*Exercise instructions*. Beginning with the first line, set down every line through the one containing "17, 18, 19];", exactly as it appears, but not the pictures.
□ □ □
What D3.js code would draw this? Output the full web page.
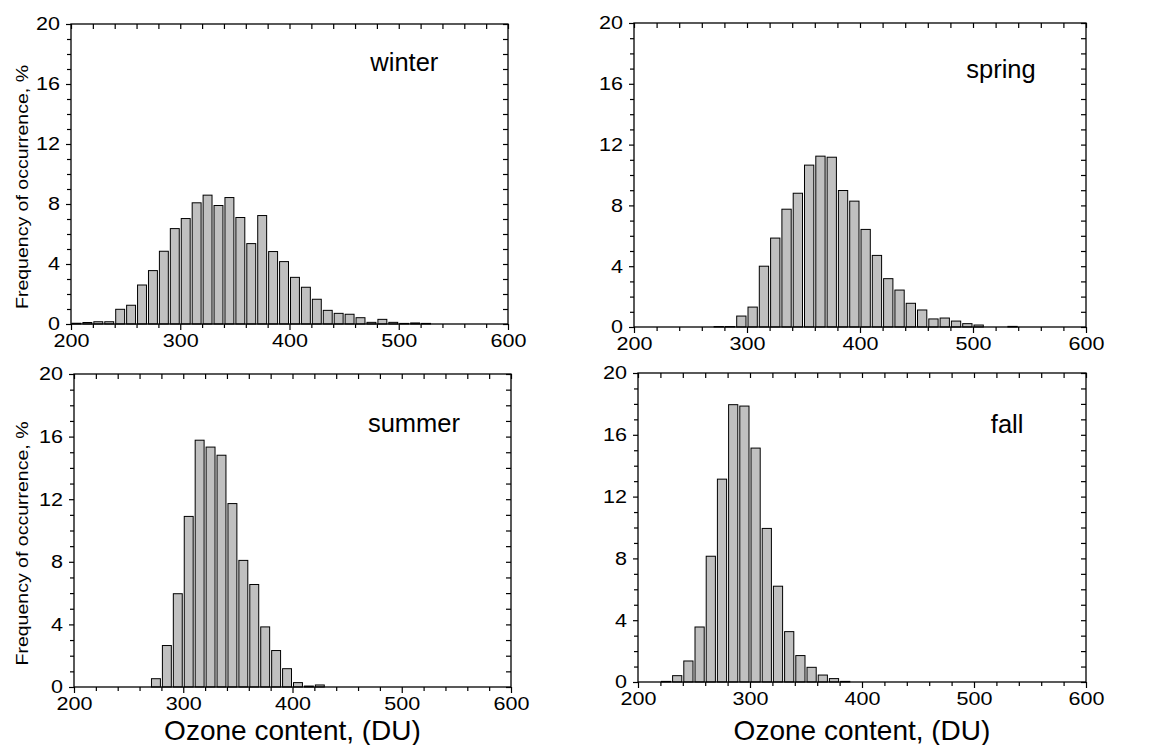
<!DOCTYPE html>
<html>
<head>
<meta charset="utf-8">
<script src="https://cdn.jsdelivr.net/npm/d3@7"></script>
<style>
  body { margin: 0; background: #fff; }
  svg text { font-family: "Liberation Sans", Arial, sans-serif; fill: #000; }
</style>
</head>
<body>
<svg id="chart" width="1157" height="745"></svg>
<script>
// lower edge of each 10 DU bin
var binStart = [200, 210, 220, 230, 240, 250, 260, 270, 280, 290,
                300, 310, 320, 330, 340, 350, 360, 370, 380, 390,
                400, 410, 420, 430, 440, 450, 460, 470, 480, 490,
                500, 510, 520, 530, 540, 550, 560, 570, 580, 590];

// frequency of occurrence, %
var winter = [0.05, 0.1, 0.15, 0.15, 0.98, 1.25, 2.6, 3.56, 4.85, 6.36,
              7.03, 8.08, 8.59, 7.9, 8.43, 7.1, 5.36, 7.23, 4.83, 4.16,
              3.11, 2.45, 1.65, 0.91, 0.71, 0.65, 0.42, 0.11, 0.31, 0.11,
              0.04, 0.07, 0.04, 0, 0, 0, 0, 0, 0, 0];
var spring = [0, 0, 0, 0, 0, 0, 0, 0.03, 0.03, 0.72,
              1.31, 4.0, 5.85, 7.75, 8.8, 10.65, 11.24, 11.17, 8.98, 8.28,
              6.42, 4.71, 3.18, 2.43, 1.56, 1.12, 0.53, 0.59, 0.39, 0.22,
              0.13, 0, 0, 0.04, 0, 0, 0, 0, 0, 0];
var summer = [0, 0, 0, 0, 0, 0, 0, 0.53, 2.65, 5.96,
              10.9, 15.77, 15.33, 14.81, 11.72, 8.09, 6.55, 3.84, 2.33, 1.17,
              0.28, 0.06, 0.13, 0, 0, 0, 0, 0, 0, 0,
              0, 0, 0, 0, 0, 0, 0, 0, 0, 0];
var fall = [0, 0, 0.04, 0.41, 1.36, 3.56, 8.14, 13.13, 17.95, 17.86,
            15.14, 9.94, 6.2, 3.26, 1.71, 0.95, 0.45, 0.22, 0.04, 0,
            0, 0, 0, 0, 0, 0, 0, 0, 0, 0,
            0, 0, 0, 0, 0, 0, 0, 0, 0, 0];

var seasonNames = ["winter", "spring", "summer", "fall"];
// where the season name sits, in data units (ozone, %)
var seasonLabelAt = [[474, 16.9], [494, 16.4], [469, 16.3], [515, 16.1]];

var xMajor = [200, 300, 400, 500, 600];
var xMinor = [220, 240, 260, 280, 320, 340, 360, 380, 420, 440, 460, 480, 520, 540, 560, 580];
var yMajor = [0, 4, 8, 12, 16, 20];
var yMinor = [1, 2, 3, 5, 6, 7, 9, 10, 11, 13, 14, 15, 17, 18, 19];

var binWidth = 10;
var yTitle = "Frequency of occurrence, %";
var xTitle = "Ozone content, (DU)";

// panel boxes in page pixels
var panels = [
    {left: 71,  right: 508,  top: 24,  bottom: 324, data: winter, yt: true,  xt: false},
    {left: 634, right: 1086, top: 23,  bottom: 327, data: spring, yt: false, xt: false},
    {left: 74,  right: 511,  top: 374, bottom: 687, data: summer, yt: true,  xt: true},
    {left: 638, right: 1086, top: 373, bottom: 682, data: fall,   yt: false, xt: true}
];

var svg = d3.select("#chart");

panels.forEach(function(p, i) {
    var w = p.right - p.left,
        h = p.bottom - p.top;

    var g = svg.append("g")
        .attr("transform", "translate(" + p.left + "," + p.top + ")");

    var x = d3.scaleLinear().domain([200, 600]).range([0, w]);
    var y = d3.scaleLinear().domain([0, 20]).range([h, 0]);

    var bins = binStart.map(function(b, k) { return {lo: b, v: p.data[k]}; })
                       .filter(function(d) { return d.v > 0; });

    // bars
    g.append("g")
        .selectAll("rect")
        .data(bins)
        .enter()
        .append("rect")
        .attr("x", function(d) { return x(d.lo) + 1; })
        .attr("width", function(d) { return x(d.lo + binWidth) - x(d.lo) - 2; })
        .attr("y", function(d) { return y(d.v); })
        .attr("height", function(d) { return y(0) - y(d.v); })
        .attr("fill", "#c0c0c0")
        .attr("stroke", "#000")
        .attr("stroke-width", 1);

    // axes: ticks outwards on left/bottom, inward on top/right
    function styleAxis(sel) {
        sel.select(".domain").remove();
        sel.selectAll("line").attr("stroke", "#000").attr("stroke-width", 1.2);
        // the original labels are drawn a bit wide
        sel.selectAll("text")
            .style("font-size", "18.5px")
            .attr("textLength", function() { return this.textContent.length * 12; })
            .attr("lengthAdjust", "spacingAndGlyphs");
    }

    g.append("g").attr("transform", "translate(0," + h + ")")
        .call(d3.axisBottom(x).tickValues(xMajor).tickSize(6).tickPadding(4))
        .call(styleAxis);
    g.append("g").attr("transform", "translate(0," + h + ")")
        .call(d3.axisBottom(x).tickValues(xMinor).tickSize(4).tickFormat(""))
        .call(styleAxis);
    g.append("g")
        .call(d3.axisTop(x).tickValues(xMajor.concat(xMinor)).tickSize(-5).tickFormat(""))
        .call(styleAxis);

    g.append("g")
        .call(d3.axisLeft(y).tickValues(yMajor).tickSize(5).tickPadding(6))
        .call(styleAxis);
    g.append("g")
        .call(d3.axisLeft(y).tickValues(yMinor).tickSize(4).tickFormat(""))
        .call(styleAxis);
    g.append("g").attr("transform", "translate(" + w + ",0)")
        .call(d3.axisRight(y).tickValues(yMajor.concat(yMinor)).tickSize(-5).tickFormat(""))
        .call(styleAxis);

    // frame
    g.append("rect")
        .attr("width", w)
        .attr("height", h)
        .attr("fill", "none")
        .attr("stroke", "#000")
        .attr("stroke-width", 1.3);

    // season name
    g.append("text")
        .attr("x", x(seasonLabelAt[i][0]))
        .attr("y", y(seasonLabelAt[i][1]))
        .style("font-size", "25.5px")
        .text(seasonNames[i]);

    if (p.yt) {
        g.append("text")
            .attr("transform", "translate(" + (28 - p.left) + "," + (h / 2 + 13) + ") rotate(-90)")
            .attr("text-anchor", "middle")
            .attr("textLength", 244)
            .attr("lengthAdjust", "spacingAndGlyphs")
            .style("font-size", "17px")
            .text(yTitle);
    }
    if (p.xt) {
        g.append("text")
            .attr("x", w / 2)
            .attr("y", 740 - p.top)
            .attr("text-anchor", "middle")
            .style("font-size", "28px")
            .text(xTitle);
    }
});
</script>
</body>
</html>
□ □ □
*Answer to the problem*.
What D3.js code would draw this? Output the full web page.
<!DOCTYPE html>
<html>
<head>
<meta charset="utf-8">
<script src="https://cdn.jsdelivr.net/npm/d3@7"></script>
<style>
  body { margin: 0; background: #fff; }
  svg text { font-family: "Liberation Sans", Arial, sans-serif; fill: #000; }
</style>
</head>
<body>
<svg id="chart" width="1157" height="745"></svg>
<script>
// lower edge of each 10 DU bin
var binStart = [200, 210, 220, 230, 240, 250, 260, 270, 280, 290,
                300, 310, 320, 330, 340, 350, 360, 370, 380, 390,
                400, 410, 420, 430, 440, 450, 460, 470, 480, 490,
                500, 510, 520, 530, 540, 550, 560, 570, 580, 590];

// frequency of occurrence, %
var winter = [0.05, 0.1, 0.15, 0.15, 0.98, 1.25, 2.6, 3.56, 4.85, 6.36,
              7.03, 8.08, 8.59, 7.9, 8.43, 7.1, 5.36, 7.23, 4.83, 4.16,
              3.11, 2.45, 1.65, 0.91, 0.71, 0.65, 0.42, 0.11, 0.31, 0.11,
              0.04, 0.07, 0.04, 0, 0, 0, 0, 0, 0, 0];
var spring = [0, 0, 0, 0, 0, 0, 0, 0.03, 0.03, 0.72,
              1.31, 4.0, 5.85, 7.75, 8.8, 10.65, 11.24, 11.17, 8.98, 8.28,
              6.42, 4.71, 3.18, 2.43, 1.56, 1.12, 0.53, 0.59, 0.39, 0.22,
              0.13, 0, 0, 0.04, 0, 0, 0, 0, 0, 0];
var summer = [0, 0, 0, 0, 0, 0, 0, 0.53, 2.65, 5.96,
              10.9, 15.77, 15.33, 14.81, 11.72, 8.09, 6.55, 3.84, 2.33, 1.17,
              0.28, 0.06, 0.13, 0, 0, 0, 0, 0, 0, 0,
              0, 0, 0, 0, 0, 0, 0, 0, 0, 0];
var fall = [0, 0, 0.04, 0.41, 1.36, 3.56, 8.14, 13.13, 17.95, 17.86,
            15.14, 9.94, 6.2, 3.26, 1.71, 0.95, 0.45, 0.22, 0.04, 0,
            0, 0, 0, 0, 0, 0, 0, 0, 0, 0,
            0, 0, 0, 0, 0, 0, 0, 0, 0, 0];

var seasonNames = ["winter", "spring", "summer", "fall"];
// where the season name sits, in data units (ozone, %)
var seasonLabelAt = [[474, 16.9], [494, 16.4], [469, 16.3], [515, 16.1]];

var xMajor = [200, 300, 400, 500, 600];
var xMinor = [220, 240, 260, 280, 320, 340, 360, 380, 420, 440, 460, 480, 520, 540, 560, 580];
var yMajor = [0, 4, 8, 12, 16, 20];
var yMinor = [1, 2, 3, 5, 6, 7, 9, 10, 11, 13, 14, 15, 17, 18, 19];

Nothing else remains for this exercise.